_SOURCE MATERIAL:_
____

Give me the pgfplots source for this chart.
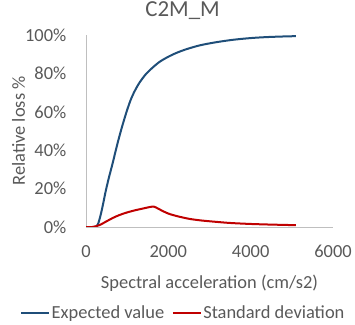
\documentclass[border=0pt]{standalone}
\usepackage{fontspec}
\setmainfont{Carlito}
\usepackage{pgfplots}
\pgfplotsset{compat=1.18}
\definecolor{txtgray}{HTML}{595959}
\definecolor{axgray}{HTML}{BFBFBF}
\definecolor{evblue}{HTML}{1F4E79}
\definecolor{sdred}{HTML}{C00000}
\begin{document}
\begin{tikzpicture}
\useasboundingbox (0,0) rectangle (355bp,325bp);
\begin{axis}[
  at={(86bp,98bp)}, anchor=south west,
  width=247bp, height=192bp, scale only axis,
  xmin=0, xmax=6000, ymin=0, ymax=100,
  enlargelimits=false,
  axis x line=bottom, axis y line=left,
  axis line style={-, draw=axgray, line width=0.8bp},
  major tick length=0pt,
  xtick={0,2000,4000,6000},
  ytick={0,20,40,60,80,100},
  yticklabel={\pgfmathprintnumber{\tick}\%},
  /pgf/number format/1000 sep={},
  /pgf/number format/assume math mode=true,
  tick label style={font=\fontsize{18.5}{22}\selectfont, text=txtgray},
  xticklabel style={anchor=base, inner sep=0pt, yshift=-30bp},
  yticklabel style={anchor=east, inner sep=0pt, xshift=-19.5bp},
  title={C2M\_M},
  title style={at={(axis description cs:0.391,1)}, anchor=base, yshift=12.3bp, inner sep=0pt, font=\fontsize{23}{27}\selectfont, text=txtgray},
  xlabel={Spectral acceleration (cm/s2)},
  xlabel style={at={(axis description cs:0.5,0)}, anchor=base, yshift=-61bp, inner sep=0pt, font=\fontsize{18.5}{22}\selectfont, text=txtgray},
  ylabel={Relative loss \%},
  ylabel style={at={(axis description cs:-0.247,0.5)}, anchor=base, rotate=0, inner sep=0pt, font=\fontsize{18.5}{22}\selectfont, text=txtgray},
  legend columns=2,
  legend style={draw=none, fill=none, at={(axis description cs:0.393,-0.495)}, anchor=south, inner sep=0pt, font=\fontsize{18.5}{22}\selectfont, text=txtgray, /tikz/every even column/.append style={column sep=6bp}, nodes={inner sep=1.5bp}},
  legend image code/.code={\draw[#1] (0bp,0bp) -- (28bp,0bp);},
]
\addplot[evblue, line width=2bp, smooth] coordinates {
(0,0) (200,0) (250,0.3) (300,2) (364,7) (420,12.5) (485,19.3) (560,26) (647,33.2) (730,40.5) (808,47) (900,54) (1000,61) (1100,67) (1200,71.5) (1300,75.2) (1450,79.5) (1617,83) (1800,86.2) (2019,88.9) (2200,90.7) (2424,92.5) (2764,94.6) (3151,96.2) (3570,97.5) (4000,98.4) (4380,98.9) (4750,99.2) (5100,99.4)
};
\addlegendentry{Expected value}
\addplot[sdred, line width=2bp, smooth] coordinates {
(0,0) (150,0) (242,0.4) (350,1.2) (485,2.8) (650,4.7) (808,6.2) (1000,7.6) (1212,8.8) (1400,9.7) (1550,10.4) (1650,10.6) (1750,9.6) (1874,8.2) (2000,7.0) (2116,6.2) (2300,5.2) (2521,4.2) (2800,3.4) (3151,2.7) (3500,2.1) (3976,1.6) (4500,1.25) (5100,0.95)
};
\addlegendentry{Standard deviation}
\end{axis}
\end{tikzpicture}
\end{document}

____

_WRITTEN REQUEST:_ Copy out all the data exactly; skip the pictures.

_TASK RESULT:_
Give me the pgfplots source for this chart.
\documentclass[border=0pt]{standalone}
\usepackage{fontspec}
\setmainfont{Carlito}
\usepackage{pgfplots}
\pgfplotsset{compat=1.18}
\definecolor{txtgray}{HTML}{595959}
\definecolor{axgray}{HTML}{BFBFBF}
\definecolor{evblue}{HTML}{1F4E79}
\definecolor{sdred}{HTML}{C00000}
\begin{document}
\begin{tikzpicture}
\useasboundingbox (0,0) rectangle (355bp,325bp);
\begin{axis}[
  at={(86bp,98bp)}, anchor=south west,
  width=247bp, height=192bp, scale only axis,
  xmin=0, xmax=6000, ymin=0, ymax=100,
  enlargelimits=false,
  axis x line=bottom, axis y line=left,
  axis line style={-, draw=axgray, line width=0.8bp},
  major tick length=0pt,
  xtick={0,2000,4000,6000},
  ytick={0,20,40,60,80,100},
  yticklabel={\pgfmathprintnumber{\tick}\%},
  /pgf/number format/1000 sep={},
  /pgf/number format/assume math mode=true,
  tick label style={font=\fontsize{18.5}{22}\selectfont, text=txtgray},
  xticklabel style={anchor=base, inner sep=0pt, yshift=-30bp},
  yticklabel style={anchor=east, inner sep=0pt, xshift=-19.5bp},
  title={C2M\_M},
  title style={at={(axis description cs:0.391,1)}, anchor=base, yshift=12.3bp, inner sep=0pt, font=\fontsize{23}{27}\selectfont, text=txtgray},
  xlabel={Spectral acceleration (cm/s2)},
  xlabel style={at={(axis description cs:0.5,0)}, anchor=base, yshift=-61bp, inner sep=0pt, font=\fontsize{18.5}{22}\selectfont, text=txtgray},
  ylabel={Relative loss \%},
  ylabel style={at={(axis description cs:-0.247,0.5)}, anchor=base, rotate=0, inner sep=0pt, font=\fontsize{18.5}{22}\selectfont, text=txtgray},
  legend columns=2,
  legend style={draw=none, fill=none, at={(axis description cs:0.393,-0.495)}, anchor=south, inner sep=0pt, font=\fontsize{18.5}{22}\selectfont, text=txtgray, /tikz/every even column/.append style={column sep=6bp}, nodes={inner sep=1.5bp}},
  legend image code/.code={\draw[#1] (0bp,0bp) -- (28bp,0bp);},
]
\addplot[evblue, line width=2bp, smooth] coordinates {
(0,0) (200,0) (250,0.3) (300,2) (364,7) (420,12.5) (485,19.3) (560,26) (647,33.2) (730,40.5) (808,47) (900,54) (1000,61) (1100,67) (1200,71.5) (1300,75.2) (1450,79.5) (1617,83) (1800,86.2) (2019,88.9) (2200,90.7) (2424,92.5) (2764,94.6) (3151,96.2) (3570,97.5) (4000,98.4) (4380,98.9) (4750,99.2) (5100,99.4)
};
\addlegendentry{Expected value}
\addplot[sdred, line width=2bp, smooth] coordinates {
(0,0) (150,0) (242,0.4) (350,1.2) (485,2.8) (650,4.7) (808,6.2) (1000,7.6) (1212,8.8) (1400,9.7) (1550,10.4) (1650,10.6) (1750,9.6) (1874,8.2) (2000,7.0) (2116,6.2) (2300,5.2) (2521,4.2) (2800,3.4) (3151,2.7) (3500,2.1) (3976,1.6) (4500,1.25) (5100,0.95)
};
\addlegendentry{Standard deviation}
\end{axis}
\end{tikzpicture}
\end{document}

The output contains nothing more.